Countervailing risks include overreaction in markets to preliminary reports. Media coverage that extrapolates short-term US planning shifts into long-term policy changes can create transient volatility. Investors should distinguish between planning-level discussions and formal policy decisions; the former often appear in press accounts before they are codified in congressional notifications, presidential determinations, or procurement reprogramming. From a portfolio construction standpoint, the distinction determines whether to treat price moves as tactical trading opportunities or signals for strategic reallocation.
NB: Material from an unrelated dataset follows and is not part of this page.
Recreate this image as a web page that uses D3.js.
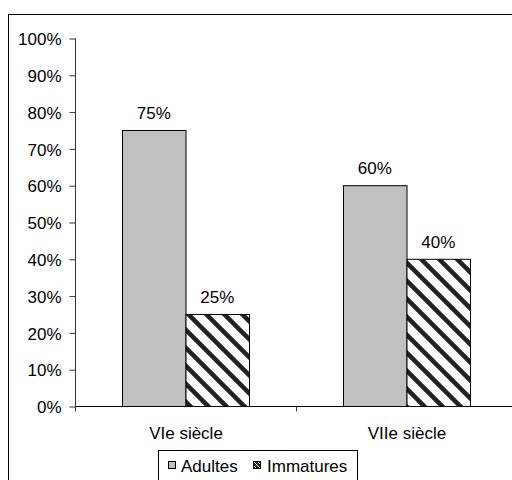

Operational and compliance risk should not be underestimated. Any reallocation of US military assistance would trigger interagency and congressional processes, including notifications under arms transfer statutes that typically take weeks. Institutional players must therefore model both immediate market reaction and the slower legal and budgetary pathways that determine final outcomes. That two-track timeline—fast markets, slow policymaking—creates windows where liquidity providers and active managers can exploit dislocations, but it also elevates execution and legal risk for counterparties.
Fazen Capital Perspective
Fazen Capital views the current diplomatic theater as a liquidity and signaling event with asymmetric payoff potential. Contrarian scenarios—where Gulf governments deliver targeted, non-military packages such as trade-credit facilities, sovereign guarantees for reconstruction bonds, or targeted investment in Ukrainian food and agricultural supply chains—could materially lower financing costs without committing to large-scale arms transfers. Such instruments are less visible in headlines but more durable for capital markets because they directly affect balance-sheet metrics and debt-service capacity. Investors should therefore prioritize monitoring MoUs and sovereign fund announcements over initial press coverage of troop movements.
We also highlight that market participants frequently underprice the fungibility of sovereign funding: Gulf liquidity directed toward reconstruction or fiscal backstops can substitute for some Western grant funding, altering the marginal buyer of Ukrainian debt. That substitution effect could compress yields if executed at scale, or conversely, increase volatility if commitments are contingent and staged. Our contrarian view is that meaningful Gulf financial engagement is more likely to take the form of credit guarantees and infrastructure investment than large conventional arms transfers—a shift that would favor financial and infrastructure equities over pure-play defense contractors.
For trackers and allocators, the practical implication is to map corporate revenue and sovereign exposure lines to potential Gulf financial instruments rather than assuming a binary military outcome. Use scenario matrices that weigh probability-adjusted capital commitments (e.g., $0.5bn–$10bn ranges) against policy lag times and contractual enforceability. That approach produces a calibrated exposure-management strategy suitable for institutional balance sheets.
Bottom Line
Zelenskyy’s Gulf outreach and concurrent US reporting of potential resource reassignments create quantifiable market risks and opportunities; investors should monitor announced MoUs, sovereign fund allocations, and official US notifications as proximate triggers. Near-term volatility will be driven more by headlines than by immediate force posture changes, but the medium-term effects will hinge on whether Gulf support tilts toward finance or hardware.
Disclaimer: This article is for informational purposes only and does not constitute investment advice.